Abstract
We study the labour supply effects of a major change in child-subsidy policy in Germany in 2007 designed to increase both fertility and shorten birth-related employment interruptions. The reform involved a move from a means-tested maternity leave benefit system that paid a maximum of 300 Euro for up to 2 years to a benefit system that replaced two-thirds of pre-birth earnings for at most 1 year. As the reform took place very recently, we estimate the labour supply effect by using data drawn from the German Socio-Economic Panel (GSOEP) on the intention of women to return to the labour market. Our results show that the reform yields most of the intended effects: the fraction of mothers who plan to return to the labour market within a year after the interview increased by 14 percentage points.
Acknowledgements
We are grateful for helpful comments by Gerard J. van den Berg, Peter Fredriksson, Barbara Hanel and Kevin Lang.
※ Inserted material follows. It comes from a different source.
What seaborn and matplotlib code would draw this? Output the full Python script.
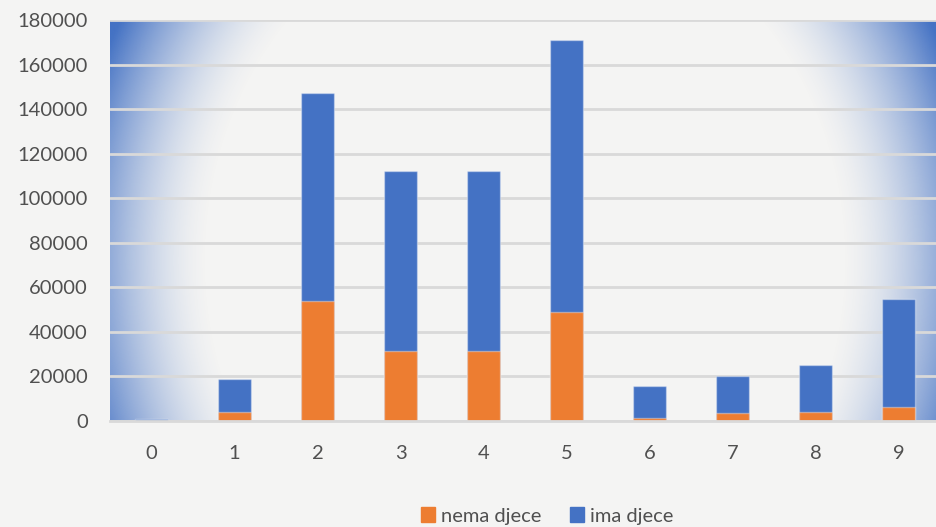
import numpy as np
import pandas as pd
import matplotlib
matplotlib.use("Agg")
import matplotlib.pyplot as plt
import seaborn as sns

# data
kategorije = ["0", "1", "2", "3", "4", "5", "6", "7", "8", "9"]
nema_djece = [200, 4200, 53700, 31300, 31300, 48800, 1200, 3600, 3900, 6200]
ima_djece = [900, 14600, 93500, 81100, 81100, 122300, 14500, 16500, 21300, 48700]
yticks = [0, 20000, 40000, 60000, 80000, 100000, 120000, 140000, 160000, 180000]

orange = "#ed7d31"
blue = "#4472c4"
text_col = "#505050"
bg = "#f4f4f3"

df = pd.DataFrame({"kat": kategorije, "nema": nema_djece, "ima": ima_djece})
df["ukupno"] = df["nema"] + df["ima"]

sns.set_style("white")
plt.rcParams["font.family"] = ["Lato", "DejaVu Sans"]

fig = plt.figure(figsize=(9.36, 5.27), dpi=100, facecolor=bg)
ax = fig.add_axes([110 / 936, 106 / 527, 830 / 936, 401 / 527])
ax.set_facecolor("none")

# soft blue gradient towards the sides of the plot area
nx, ny = 400, 200
xx, yy = np.meshgrid(np.linspace(-1, 1, nx), np.linspace(-1, 1, ny))
r = np.sqrt((xx / 0.82) ** 2 + ((-yy - 0.2) / 1.9) ** 2)
alpha = np.clip((r - 0.93) / 0.42, 0, 1) ** 1.6
rgba = np.zeros((ny, nx, 4))
rgba[..., :3] = matplotlib.colors.to_rgb(blue)
rgba[..., 3] = alpha
ax.imshow(rgba, extent=[0, 1, 0, 1], transform=ax.transAxes, origin="lower",
          aspect="auto", zorder=0, interpolation="bilinear")

sns.barplot(data=df, x="kat", y="ukupno", color=blue, width=0.4, ax=ax,
            saturation=1, edgecolor=(1, 1, 1, 0.35), linewidth=1, label="ima djece", zorder=2)
sns.barplot(data=df, x="kat", y="nema", color=orange, width=0.4, ax=ax,
            saturation=1, edgecolor=(1, 1, 1, 0.35), linewidth=1, label="nema djece", zorder=3)

ax.set_xlim(-0.5, 9.5)
ax.set_ylim(0, 180000)
ax.set_yticks(yticks)
ax.set_yticklabels([str(v) for v in yticks])
ax.set_xlabel("")
ax.set_ylabel("")
ax.set_axisbelow(True)
ax.yaxis.grid(True, color="#d9d9d9", linewidth=2, zorder=1)
ax.xaxis.grid(False)
for s in ["top", "right", "left"]:
    ax.spines[s].set_visible(False)
ax.spines["bottom"].set_color("#d9d9d9")
ax.spines["bottom"].set_linewidth(2)
ax.spines["bottom"].set_zorder(4)
ax.tick_params(axis="both", length=0, labelsize=14.5, labelcolor=text_col)
ax.tick_params(axis="x", pad=17)
ax.tick_params(axis="y", pad=16)
if ax.get_legend() is not None:
    ax.get_legend().remove()

handles = [matplotlib.patches.Patch(color=orange), matplotlib.patches.Patch(color=blue)]
fig.legend(handles, ["nema djece", "ima djece"], loc="center", ncol=2,
           bbox_to_anchor=(547 / 936, 1 - 516 / 527), frameon=False,
           fontsize=14.5, labelcolor=text_col, handlelength=0.7, handleheight=0.7,
           handletextpad=0.3, columnspacing=1.4, borderaxespad=0)

fig.savefig("out.png", dpi=100, facecolor=bg)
This project was carried out while Annette Bergemann worked at VU University Amsterdam.
Notes
1The SOEP data have been supplied by the Deutschen Institut für Wirtschaftsforschung (DIW Berlin). For more information on the data see Wagner et al. (Citation2007).
2The marginal effect of the interaction effect was computed using Stata's inteff command (Norton et al., Citation2004). It was statistically significant at the 10% level in a linear probability model with robust SEs.